Lester: The rundown on Cubs anthem singer's faith, recovery
The darkest hour is just before dawn, the saying goes.
For professional singer Wayne Messmer -- who will perform the national anthem at the Cubs' first home playoff game against the Cardinals today -- that time was spring and summer of 1994 after he was shot in the neck by a teenager trying to rob him.
The bullet struck him in the throat, leaving doctors to doubt his booming baritone would be heard again.
Amid all the darkness and doubt, Messmer found solace in the pews of St. Emily Catholic Church in Mount Prospect, where he lived in the 1990s before moving to Glenview. Daily, he said, he'd sit alone in the mornings looking for divine direction.
"I really had to have the conversation with God of what if the voice doesn't come back," he tells me. "It was just a tremendously spiritual time that I spent there."
He eventually gained a sense of peace, and his voice healed, too.
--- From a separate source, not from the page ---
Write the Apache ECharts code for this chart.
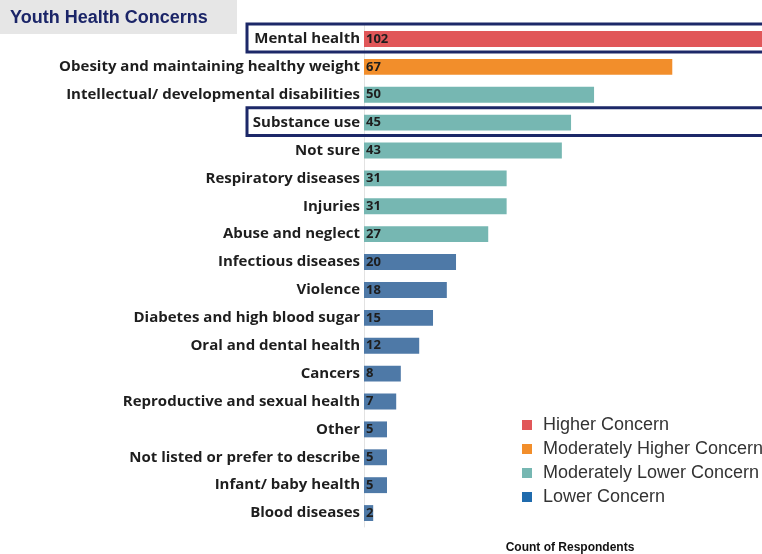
<!DOCTYPE html>
<html>
<head>
<meta charset="utf-8">
<script src="https://cdn.jsdelivr.net/npm/echarts@6/dist/echarts.min.js"></script>
<style>
  html, body { margin: 0; padding: 0; background: #ffffff; }
  #chart { width: 762px; height: 554px; }
</style>
</head>
<body>
<div id="chart"></div>
<script>
// Health concerns reported for youth, in display order (top to bottom)
const categories = [
  'Mental health',
  'Obesity and maintaining healthy weight',
  'Intellectual/ developmental disabilities',
  'Substance use',
  'Not sure',
  'Respiratory diseases',
  'Injuries',
  'Abuse and neglect',
  'Infectious diseases',
  'Violence',
  'Diabetes and high blood sugar',
  'Oral and dental health',
  'Cancers',
  'Reproductive and sexual health',
  'Other',
  'Not listed or prefer to describe',
  'Infant/ baby health',
  'Blood diseases'
];

// Count of respondents per concern
const counts = [102, 67, 50, 45, 43, 31, 31, 27, 20, 18, 15, 12, 8, 7, 5, 5, 5, 2];

// Concern level per row (index into levelNames)
const levelIndex = [0, 1, 2, 2, 2, 2, 2, 2, 3, 3, 3, 3, 3, 3, 3, 3, 3, 3];

const levelNames = ['Higher Concern', 'Moderately Higher Concern', 'Moderately Lower Concern', 'Lower Concern'];
const levelColors = ['#e15759', '#f28e2b', '#76b7b2', '#4e79a7'];
const legendColors = ['#e15759', '#f28e2b', '#76b7b2', '#1f6bad'];

// Rows outlined for emphasis
const highlighted = ['Mental health', 'Substance use'];

// Visible part of the count axis; the longest bar is cut off at the right edge
const visibleMax = 86.5;

const chart = echarts.init(document.getElementById('chart'), null, { renderer: 'canvas' });

const series = levelNames.map((name, li) => ({
  name: name,
  type: 'bar',
  stack: 'all',
  clip: true,
  barCategoryGap: '43%',
  itemStyle: { color: levelColors[li] },
  label: {
    show: true,
    position: 'insideLeft',
    distance: 2,
    color: '#1e1e1e',
    fontFamily: 'Open Sans',
    fontWeight: 'bold',
    fontSize: 13,
    formatter: p => p.value
  },
  data: counts.map((v, i) => (levelIndex[i] === li ? v : '-'))
}));

const option = {
  animation: false,
  backgroundColor: '#ffffff',
  grid: { left: 364, top: 25, right: 0, height: 502, containLabel: false },
  xAxis: {
    type: 'value',
    min: 0,
    max: visibleMax,
    show: false
  },
  yAxis: {
    type: 'category',
    inverse: true,
    data: categories,
    axisTick: { show: false },
    axisLine: { show: true, lineStyle: { color: '#e2e2e2', width: 1 } },
    axisLabel: {
      margin: 4,
      color: '#1e1e1e',
      fontFamily: 'Open Sans',
      fontWeight: 'bold',
      fontSize: 15
    }
  },
  legend: {
    orient: 'vertical',
    left: 517,
    top: 411,
    icon: 'rect',
    itemWidth: 10,
    itemHeight: 10,
    itemGap: 6,
    textStyle: { fontFamily: 'Liberation Sans', fontSize: 18, lineHeight: 18, color: '#333333', padding: [0, 0, 0, 6] },
    data: levelNames.map((n, i) => ({ name: n, itemStyle: { color: legendColors[i] } }))
  },
  series: series
};

chart.setOption(option);

// Title panel, axis caption and outlines around emphasised rows
const band = 502 / categories.length;
const graphics = [
  {
    type: 'rect',
    shape: { x: 0, y: 0, width: 237, height: 34 },
    style: { fill: '#e6e6e6' },
    z: 1
  },
  {
    type: 'text',
    x: 10,
    y: 18,
    style: {
      text: 'Youth Health Concerns',
      fill: '#1b2568',
      font: 'bold 18px "Liberation Sans", Arial, sans-serif',
      textVerticalAlign: 'middle'
    },
    z: 2
  },
  {
    type: 'text',
    x: 570,
    y: 548,
    style: {
      text: 'Count of Respondents',
      fill: '#111111',
      font: 'bold 12px "Liberation Sans", Arial, sans-serif',
      textAlign: 'center',
      textVerticalAlign: 'middle'
    }
  }
];
highlighted.forEach(name => {
  const cy = chart.convertToPixel({ yAxisIndex: 0 }, name);
  graphics.push({
    type: 'rect',
    shape: { x: 247, y: cy - band / 2 - 1, width: 600, height: band },
    style: { fill: 'none', stroke: '#1c2868', lineWidth: 3 },
    z: 10
  });
});
chart.setOption({ graphic: graphics });
</script>
</body>
</html>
Six months after the shooting, Messmer belted out the national anthem at the first Chicago Wolves game at Allstate Arena in Rosemont.
Two decades later, St. Emily holds a special place in his heart. "Even when I just drive by, even today, I will still slow down and always take a look and make the sign of the cross," he says.
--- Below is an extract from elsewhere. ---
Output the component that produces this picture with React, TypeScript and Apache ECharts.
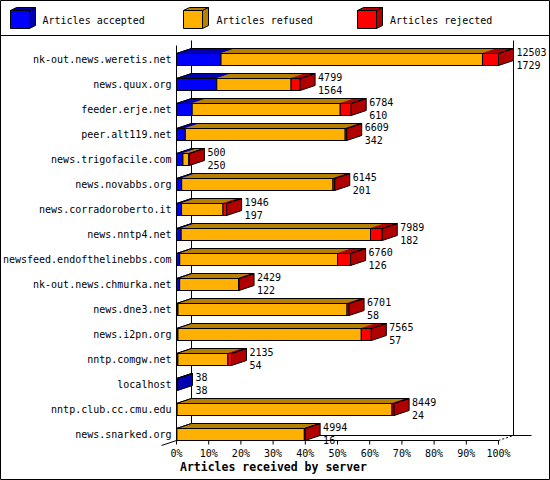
import React, { useEffect, useRef } from "react";
import * as echarts from "echarts";

const categories = [
  "nk-out.news.weretis.net",
  "news.quux.org",
  "feeder.erje.net",
  "peer.alt119.net",
  "news.trigofacile.com",
  "news.novabbs.org",
  "news.corradoroberto.it",
  "news.nntp4.net",
  "newsfeed.endofthelinebbs.com",
  "nk-out.news.chmurka.net",
  "news.dne3.net",
  "news.i2pn.org",
  "nntp.comgw.net",
  "localhost",
  "nntp.club.cc.cmu.edu",
  "news.snarked.org",
];
const accepted = [1729, 1564, 610, 342, 250, 201, 197, 182, 126, 122, 58, 57, 54, 38, 24, 16];
const refused = [10152, 2885, 5747, 6207, 230, 5874, 1609, 7352, 6129, 2297, 6563, 7118, 1941, 0, 8345, 4948];
const rejected = [622, 350, 427, 60, 20, 70, 140, 455, 505, 10, 80, 390, 140, 0, 80, 30];
const seriesNames = ["Articles accepted", "Articles refused", "Articles rejected"];
const xTickStep = 10;
const xAxisTitle = "Articles received by server";

const FRONT = ["#0000ff", "#ffb000", "#ff0000"];
const DARK = ["#0000b0", "#b88000", "#b00000"];
const FONT = '"DejaVu Sans Mono", "Liberation Mono", monospace';
const DX = 15;
const DY = 5;
const HALF = 6;

export default function App() {
  const ref = useRef<HTMLDivElement>(null);

  useEffect(() => {
    if (!ref.current) return;
    const chart = echarts.init(ref.current, undefined, { renderer: "svg" });

    const values = [accepted, refused, rejected];
    const totals = categories.map((_, i) => accepted[i] + refused[i] + rejected[i]);
    const maxTotal = Math.max(...totals);
    const pct = (v: number) => (v / maxTotal) * 100;

    const lastIdx = categories.map((_, i) => {
      let l = 0;
      for (let k = 0; k < 3; k++) if (values[k][i] > 0) l = k;
      return l;
    });

    const barSeries = values.map((arr, k) => {
      const data: number[][] = [];
      categories.forEach((_, i) => {
        let start = 0;
        for (let j = 0; j < k; j++) start += values[j][i];
        if (arr[i] > 0) {
          data.push([pct(start), pct(start + arr[i]), i, lastIdx[i] === k ? 1 : 0, pct(totals[i])]);
        }
      });
      return {
        type: "custom",
        name: seriesNames[k],
        z: 3,
        clip: false,
        encode: { x: [0, 1], y: 2 },
        data,
        renderItem: (_p: any, api: any) => {
          const s = api.value(0);
          const e = api.value(1);
          const ci = api.value(2);
          const last = api.value(3);
          const a = api.coord([s, ci]);
          const b = api.coord([e, ci]);
          const z0 = api.coord([0, ci]);
          const x0 = a[0];
          const x1 = b[0];
          const yc = a[1];
          const top = yc - HALF;
          const bot = yc + HALF;
          const children: any[] = [
            {
              type: "polygon",
              shape: { points: [[x0, top], [x1, top], [x1 + DX, top - DY], [x0 + DX, top - DY]] },
              style: { fill: DARK[k], stroke: DARK[k], lineWidth: 1 },
            },
            {
              type: "rect",
              shape: { x: x0, y: top, width: x1 - x0, height: bot - top },
              style: { fill: FRONT[k], stroke: "#000", lineWidth: 1 },
            },
          ];
          if (last) {
            children.push({
              type: "polygon",
              shape: { points: [[x1, top], [x1 + DX, top - DY], [x1 + DX, bot - DY], [x1, bot]] },
              style: { fill: DARK[k], stroke: "#000", lineWidth: 1 },
            });
            const bx = z0[0];
            children.push({
              type: "polygon",
              shape: { points: [[bx, top], [x1, top], [x1 + DX, top - DY], [bx + DX, top - DY]] },
              style: { fill: "none", stroke: "#000", lineWidth: 1 },
            });
          }
          return { type: "group", children };
        },
      };
    });

    const labelSeries = {
      type: "custom",
      z: 4,
      clip: false,
      encode: { x: 0, y: 1 },
      data: categories.map((_, i) => [pct(totals[i]), i, totals[i], accepted[i]]),
      renderItem: (_p: any, api: any) => {
        const p = api.coord([api.value(0), api.value(1)]);
        return {
          type: "text",
          x: p[0] + DX + 3,
          y: p[1] - 1,
          style: {
            text: `${api.value(2)}\n${api.value(3)}`,
            fill: "#000",
            font: `10px ${FONT}`,
            align: "left",
            verticalAlign: "middle",
            lineHeight: 13,
          },
        };
      },
    };

    const frameSeries = {
      type: "custom",
      z: 1,
      clip: false,
      encode: { x: 0, y: 1 },
      data: [[0, 0]],
      renderItem: (_p: any, api: any) => {
        const n = categories.length - 1;
        const tl = api.coord([0, 0]);
        const bl = api.coord([0, n]);
        const br = api.coord([100, n]);
        const xL = tl[0];
        const xR = br[0];
        const yT = tl[1] - HALF - 8;
        const yB = bl[1] + HALF;
        const ln = (x1: number, y1: number, x2: number, y2: number, dash?: number[]) => ({
          type: "line",
          shape: { x1, y1, x2, y2 },
          style: { stroke: "#000", lineWidth: 1, lineDash: dash },
        });
        const children: any[] = [
          ln(xL, yT, xL, yB),
          ln(xL + DX, yT - DY, xL + DX, yB - DY),
          ln(xR + DX, yT - DY, xR + DX, yB - DY),
          ln(xL + DX, yB - DY, xR + DX + 18, yB - DY),
          ln(xL - DX, yB + DY, xL + DX, yB - DY),
          ln(xL, yB, xR, yB),
          ln(xR, yB, xR + DX, yB - DY, [2, 2]),
        ];
        for (let v = 0; v <= 100; v += xTickStep) {
          const x = api.coord([v, n])[0];
          children.push(ln(x, yB, x, yB + 4));
        }
        return { type: "group", children };
      },
    };

    const legendBoxX = [10.5, 183.5, 357.5];
    const legendTextX = [42.5, 216.5, 390];
    const legendGraphics: any[] = [];
    seriesNames.forEach((name, k) => {
      const bx = legendBoxX[k];
      const ty = 10.5;
      const w = 19;
      const h = 18;
      const ox = 6;
      const oy = 3;
      legendGraphics.push(
        {
          type: "polygon",
          shape: { points: [[bx, ty], [bx + w, ty], [bx + w + ox, ty - oy], [bx + ox, ty - oy]] },
          style: { fill: DARK[k], stroke: "#000", lineWidth: 1 },
        },
        {
          type: "polygon",
          shape: { points: [[bx + w, ty], [bx + w + ox, ty - oy], [bx + w + ox, ty + h - oy], [bx + w, ty + h]] },
          style: { fill: DARK[k], stroke: "#000", lineWidth: 1 },
        },
        {
          type: "rect",
          shape: { x: bx, y: ty, width: w, height: h },
          style: { fill: FRONT[k], stroke: "#000", lineWidth: 1 },
        },
        {
          type: "text",
          x: legendTextX[k],
          y: 20,
          style: { text: name, fill: "#000", font: `10px ${FONT}`, verticalAlign: "middle" },
        }
      );
    });

    chart.setOption({
      animation: false,
      backgroundColor: "#fff",
      grid: { left: 176.5, right: 51.5, top: 47, bottom: 33, containLabel: false, outerBoundsMode: "none" },
      xAxis: {
        type: "value",
        min: 0,
        max: 100,
        interval: xTickStep,
        axisLine: { show: false },
        axisTick: { show: false },
        splitLine: { show: false },
        axisLabel: { formatter: "{value}%", margin: 1, color: "#000", fontSize: 10, fontFamily: FONT },
      },
      yAxis: {
        type: "category",
        data: categories,
        inverse: true,
        axisLine: { show: false },
        axisTick: { show: false },
        splitLine: { show: false },
        axisLabel: { interval: 0, margin: 5, color: "#000", fontSize: 10, fontFamily: FONT },
      },
      graphic: [
        {
          type: "rect",
          shape: { x: 0.5, y: 0.5, width: 549, height: 479 },
          style: { fill: "none", stroke: "#000", lineWidth: 1 },
          z: 10,
        },
        {
          type: "line",
          shape: { x1: 0, y1: 35.5, x2: 550, y2: 35.5 },
          style: { stroke: "#000", lineWidth: 1 },
        },
        ...legendGraphics,
        {
          type: "text",
          x: 180,
          y: 467,
          style: { text: xAxisTitle, fill: "#000", font: `bold 11.5px ${FONT}`, verticalAlign: "middle" },
        },
      ],
      series: [frameSeries, ...barSeries, labelSeries],
    } as any);

    return () => chart.dispose();
  }, []);

  return (
    <div
      ref={ref}
      style={{ position: "absolute", left: 0, top: 0, width: 550, height: 480, background: "#fff" }}
    />
  );
}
House shakeup could benefit Roskam
Top GOP operatives tell me that Republican Rep. Kevin McCarthy's surprise announcement that he would not run for House Speaker could bode well for Peter Roskam of Wheaton, who's made a habit in recent months of taking actions to unite the fractured Republican caucus. That included organizing a special conference meeting after Speaker John Boehner announced plans to step down at the end of the month.
Roskam isn't saying yet whether he will re-enter the race for the post now that McCarthy is out. But if it happens, it could bring a sense of déjà vu to the suburbs. Dennis Hastert of Plano, who was indicted by the feds this summer on charges he lied to the FBI and tried to hide financial transactions, was chosen as Speaker in 1998 after the post unexpectedly opened up.
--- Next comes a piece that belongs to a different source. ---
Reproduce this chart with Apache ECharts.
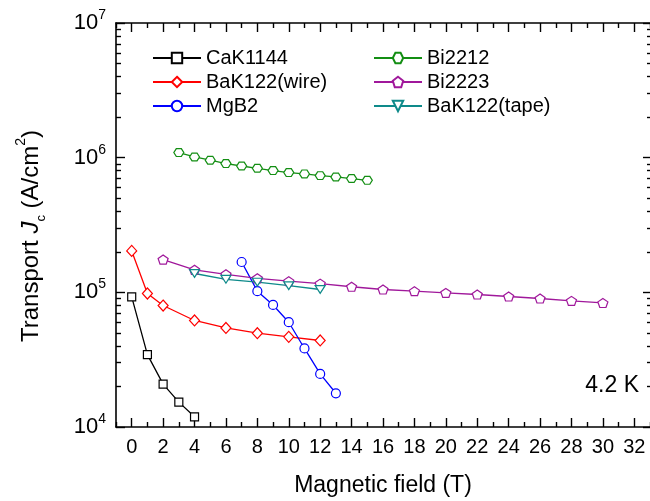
<!DOCTYPE html>
<html>
<head>
<meta charset="utf-8">
<script src="https://cdn.jsdelivr.net/npm/echarts@6/dist/echarts.min.js"></script>
<style>
  html, body { margin: 0; padding: 0; background: #fff; }
  #chart { width: 650px; height: 501px; }
</style>
</head>
<body>
<div id="chart"></div>
<script>
// Transport critical current density at 4.2 K versus applied magnetic field
const cak1144Field = [0, 1, 2, 3, 4];
const cak1144Jc = [92500, 34500, 20800, 15300, 11900];

const bak122WireField = [0, 1, 2, 4, 6, 8, 10, 12];
const bak122WireJc = [203000, 98000, 79800, 61800, 54400, 49700, 46700, 43900];

const mgb2Field = [7, 8, 9, 10, 11, 12, 13];
const mgb2Jc = [168000, 102000, 80600, 60000, 38300, 24800, 17800];

const bi2212Field = [3, 4, 5, 6, 7, 8, 9, 10, 11, 12, 13, 14, 15];
const bi2212Jc = [1091000, 1012000, 957000, 904000, 867000, 834000, 802000, 775000, 757000, 736000, 719000, 700000, 679000];

const bi2223Field = [2, 4, 6, 8, 10, 12, 14, 16, 18, 20, 22, 24, 26, 28, 30];
const bi2223Jc = [175000, 147000, 136000, 127000, 121000, 116000, 110000, 105000, 102000, 99000, 96400, 93100, 90000, 86400, 83400];

const bak122TapeField = [4, 6, 8, 10, 12];
const bak122TapeJc = [138000, 125000, 119000, 112000, 105000];

const xTickLabels = [0, 2, 4, 6, 8, 10, 12, 14, 16, 18, 20, 22, 24, 26, 28, 30, 32];
const yDecades = [4, 5, 6, 7];

const X_MIN = -1;
const X_MAX = 33;

// plot frame
const FRAME = { left: 116, top: 23, width: 536, height: 404 };

// one slot per tesla across the frame, used for the tick-only axes
const xSlots = [];
for (let v = X_MIN; v <= X_MAX; v++) xSlots.push(String(v));

// minor ticks of the log axis, expressed as exponents
const yMinorTicks = [];
for (let n = 4; n < 7; n++) {
  for (let k = 2; k <= 9; k++) yMinorTicks.push(n + Math.log10(k));
}

const FONT = 'Liberation Sans, Arial, sans-serif';

const HEX = 'path://M-5,0 L-2.5,-4.33 L2.5,-4.33 L5,0 L2.5,4.33 L-2.5,4.33 Z';
const PENT = 'path://M0,-5 L4.76,-1.55 L2.94,4.05 L-2.94,4.05 L-4.76,-1.55 Z';
const TRI_DOWN = 'path://M0,0 L10,0 L5,8.66 Z';

function pairs(xs, ys) {
  return xs.map((x, i) => [x, ys[i]]);
}

function makeSeries(name, xs, ys, color, symbol, size) {
  return {
    name: name,
    type: 'line',
    xAxisIndex: 0,
    yAxisIndex: 0,
    data: pairs(xs, ys),
    symbol: symbol,
    symbolSize: size,
    symbolKeepAspect: true,
    showSymbol: true,
    animation: false,
    lineStyle: { color: color, width: 1.3 },
    itemStyle: { color: '#fff', borderColor: color, borderWidth: 1.2 },
    emphasis: { disabled: true }
  };
}

const axisLineStyle = { color: '#000', width: 1.6 };
const tickLineStyle = { color: '#000', width: 1.4 };

// tick-only category axis along x: even = major ticks, odd = minor ticks.
// mirrored axes sit on the bottom slot and are shifted up to the top edge,
// with ticks pointing down into the frame.
function xTickAxis(mirror, even, len, showLine) {
  return {
    type: 'category',
    position: 'bottom',
    offset: mirror ? -FRAME.height : 0,
    data: xSlots,
    boundaryGap: false,
    splitLine: { show: false },
    axisLine: { show: showLine, onZero: false, lineStyle: axisLineStyle },
    axisTick: {
      show: true,
      inside: !mirror,
      length: len,
      lineStyle: tickLineStyle,
      interval: (idx, val) => (Math.abs(Number(val)) % 2 === 0) === even
    },
    axisLabel: { show: false }
  };
}

// tick-only value axis along y (exponent space); mirrored ones are shifted to the right edge
function yTickAxis(mirror, values, len, showLine, showLabels) {
  return {
    type: 'value',
    position: 'left',
    offset: mirror ? -FRAME.width : 0,
    min: 4,
    max: 7,
    interval: 1,
    splitLine: { show: false },
    axisLine: { show: showLine, onZero: false, lineStyle: axisLineStyle },
    axisTick: { show: true, inside: !mirror, length: len, customValues: values, lineStyle: tickLineStyle },
    axisLabel: showLabels
      ? {
          show: true,
          customValues: values,
          margin: 10,
          formatter: v => '{b|10}{s|' + Math.round(v) + '}',
          rich: {
            b: { fontSize: 22, lineHeight: 30, color: '#000', fontFamily: FONT },
            s: { fontSize: 14, lineHeight: 20, verticalAlign: 'top', color: '#000', fontFamily: FONT }
          }
        }
      : { show: false }
  };
}

const legendText = { fontSize: 20, lineHeight: 20, color: '#000', fontFamily: FONT };

function legendColumn(names, left) {
  return {
    data: names,
    orient: 'vertical',
    left: left,
    top: 48,
    padding: 0,
    itemWidth: 48,
    itemHeight: 13,
    itemGap: 4,
    selectedMode: false,
    textStyle: legendText
  };
}

const option = {
  backgroundColor: '#fff',
  animation: false,
  grid: Object.assign({ containLabel: false }, FRAME),
  xAxis: [
    {
      type: 'value',
      position: 'bottom',
      min: X_MIN,
      max: X_MAX,
      splitLine: { show: false },
      axisLine: { show: true, onZero: false, lineStyle: axisLineStyle },
      axisTick: { show: false },
      axisLabel: { show: true, customValues: xTickLabels, margin: 10, color: '#000', fontSize: 20, fontFamily: FONT }
    },
    xTickAxis(false, true, 9, false),
    xTickAxis(false, false, 5, false),
    xTickAxis(true, true, 9, true),
    xTickAxis(true, false, 5, false)
  ],
  yAxis: [
    {
      type: 'log',
      logBase: 10,
      position: 'left',
      min: 1e4,
      max: 1e7,
      splitLine: { show: false },
      axisLine: { show: true, onZero: false, lineStyle: axisLineStyle },
      axisTick: { show: false },
      axisLabel: { show: false }
    },
    yTickAxis(false, yDecades, 9, false, true),
    yTickAxis(false, yMinorTicks, 5, false, false),
    yTickAxis(true, yDecades, 9, true, false),
    yTickAxis(true, yMinorTicks, 5, false, false)
  ],
  legend: [
    legendColumn(['CaK1144', 'BaK122(wire)', 'MgB2'], 152),
    legendColumn(['Bi2212', 'Bi2223', 'BaK122(tape)'], 373)
  ],
  graphic: [
    {
      type: 'text',
      x: 383,
      y: 486,
      style: {
        text: 'Magnetic field (T)',
        align: 'center',
        verticalAlign: 'middle',
        fontSize: 23,
        fontFamily: FONT,
        fill: '#000'
      }
    },
    {
      type: 'text',
      x: 31,
      y: 236,
      rotation: Math.PI / 2,
      style: {
        text: '{n|Transport }{i|J}{sub|c}{n| (A/cm}{sup|2}{n|)}',
        align: 'center',
        verticalAlign: 'middle',
        rich: {
          n: { fontSize: 24, lineHeight: 34, fontFamily: FONT, fill: '#000' },
          i: { fontSize: 24, lineHeight: 34, fontStyle: 'italic', fontFamily: FONT, fill: '#000' },
          sub: { fontSize: 13, lineHeight: 13, verticalAlign: 'bottom', fontFamily: FONT, fill: '#000' },
          sup: { fontSize: 14, lineHeight: 16, verticalAlign: 'top', fontFamily: FONT, fill: '#000' }
        }
      }
    },
    {
      type: 'text',
      x: 639,
      y: 386,
      style: {
        text: '4.2 K',
        align: 'right',
        verticalAlign: 'middle',
        fontSize: 23,
        fontFamily: FONT,
        fill: '#000'
      }
    }
  ],
  series: [
    makeSeries('CaK1144', cak1144Field, cak1144Jc, '#000000', 'rect', 8),
    makeSeries('BaK122(wire)', bak122WireField, bak122WireJc, '#ff0000', 'diamond', [10, 11]),
    makeSeries('MgB2', mgb2Field, mgb2Jc, '#0000ff', 'circle', 9),
    makeSeries('Bi2212', bi2212Field, bi2212Jc, '#138e13', HEX, [10, 9]),
    makeSeries('Bi2223', bi2223Field, bi2223Jc, '#a0189b', PENT, [10, 9.5]),
    makeSeries('BaK122(tape)', bak122TapeField, bak122TapeJc, '#0e8a8a', TRI_DOWN, [10, 9])
  ]
};

const chart = echarts.init(document.getElementById('chart'), null, { renderer: 'canvas' });
chart.setOption(option);
</script>
</body>
</html>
On the other side of the aisle, Democratic Rep. Bill Foster, who has a doctorate in physics, tells me he's worked on a number of massive superconducting magnets like the one that recently was moved from New York to Fermilab National Laboratory in Batavia.
He applauded those who worked on the delicate move.
New Trier GOP gets leader, finally
Cook County GOP Chairman Aaron Del Mar of Palatine has named Marc Levine of Wilmette as committeeman for New Trier Township -- the home base of two top Republican officeholders, Gov. Bruce Rauner and U.S. Sen. Mark Kirk.
The group went several months without a formal leader -- an embarrassment to some establishment Republicans. Del Mar had blamed Levine for not filling out a formal application. All's apparently well now, as the two have reported an "outstanding" conversation strategizing how to move the Cook County Republican organization forward, Del Mar said.
Central Continental Bakery in Mount Prospect is among the suburban bakeries with a case of Cubs fever. It has a full roster of team jersey cookies flying off the shelves. It's the latest of creations for Central, which once made a detailed newspaper-themed cake for an engagement party I hosted for digital editor Travis Siebrass and wife, Kim. It came complete with "Paddock blue" icing forming the Daily Herald nameplate.
With Chris Hage of Wheaton stepping down as a member of the DuPage Election Commission, Republican blogger Dave Dierson has the scoop that Chairman Dan Cronin has selected Jamie Lowe to fill the vacancy and that Lowe will be resigning his position as the chairman of the Lisle Township Republican Organization.
State Treasurer Mike Frerichs will be at Elmhurst College Tuesday to rally for Gov. Rauner and lawmakers to release Monetary Award Program grant funding, which has been tied up because of the state budget impasse.
The program provides financial support for roughly 130,000 students at public and private colleges across the state. About a quarter of Elmhurst's 3,200 students get grants.
Watch for Frerichs (a Yale grad) to be sporting one of the dozen-plus orange ties he owns as a nod to his hometown institution, the University of Illinois.
Mangels on the move
Mangel's Gifts in Long Grove has moved from its longtime spot in the village's historic downtown to a new spot nearby. Owners Mark and Amy Charlesworth of Rolling Meadows tell me the space is smaller, but the rent is much lower. Amy also is the longtime director of the Rolling Meadows Park District.